Water crisis: Kurdish authorities ignore Iraqi call to cut water intensive crops

ERBIL, Kurdistan Region – Iraq’s water crisis has led Baghdad’s ministry of agriculture to call for a temporary ban on the planting of water intensive crops. Its counterpart in Erbil, however, says it will ignore the ban, as the Kurdistan Region is not suffering the same degree of water scarcity. 

Rice, white corn, yellow corn, sesame, sun flower, mung beans, and cotton are among the crops facing prohibition.

“The Kurdistan Region doesn’t have a water problem for irrigation and agriculture. We won’t implement the decision, and we can maximize the output of the crops – prohibited by Baghdad – many folds,” Akram Ahmed, director general of dams and water reserves in KRG’s ministry of agriculture, told Rudaw.

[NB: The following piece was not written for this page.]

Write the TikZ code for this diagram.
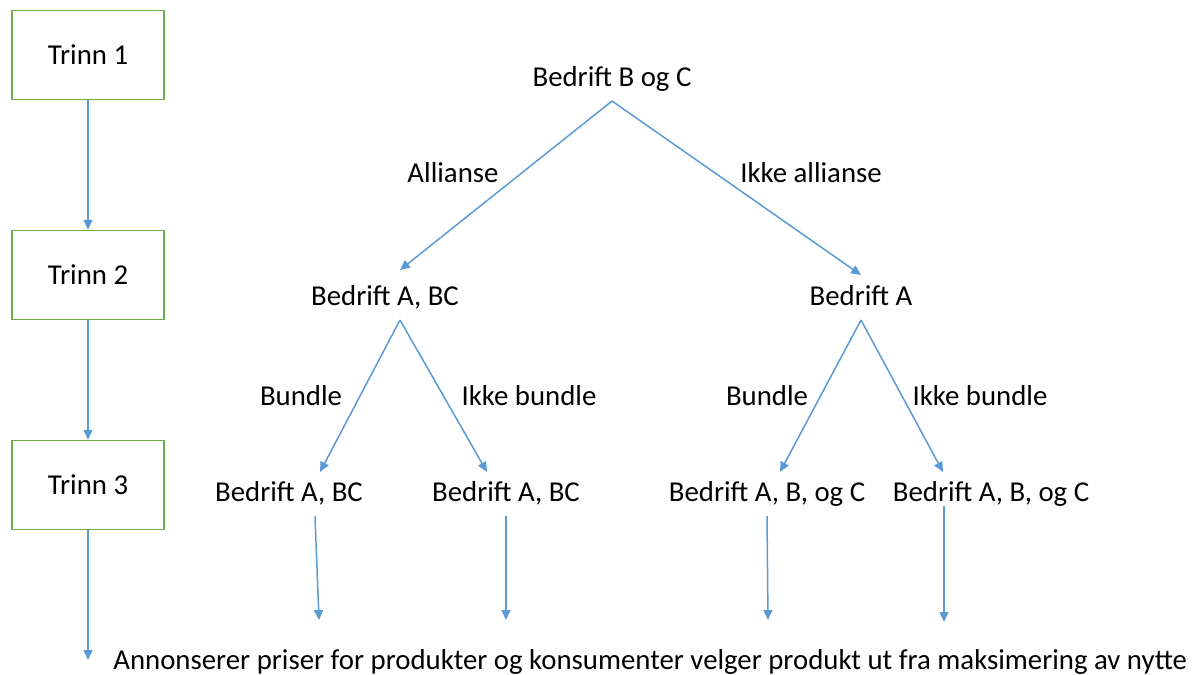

He says the prohibitions are largely aimed at lands watered by the Tigris River.

A deepening water crisis in central and southern Iraq is causing growing alarm, pushing Baghdad to take several water conservation measures.

“The agricultural plan for the summer” was modified “because the quantities of water needed for these cereals are not available,” Iraqi ministry of agriculture spokesman Hamid al-Nayef said on Monday, according to AFP.


“The ministry does not take this decision light heartedly,” he added.

The water shortages are being blamed on dam projects built up-river by Turkey, like the controversial Ilisu Dam on the Tigris. Iran has also cut the flow of the Little Zab River into the Kurdistan Region to tend to its own water crisis. Erbil, however, insists the Region can cope.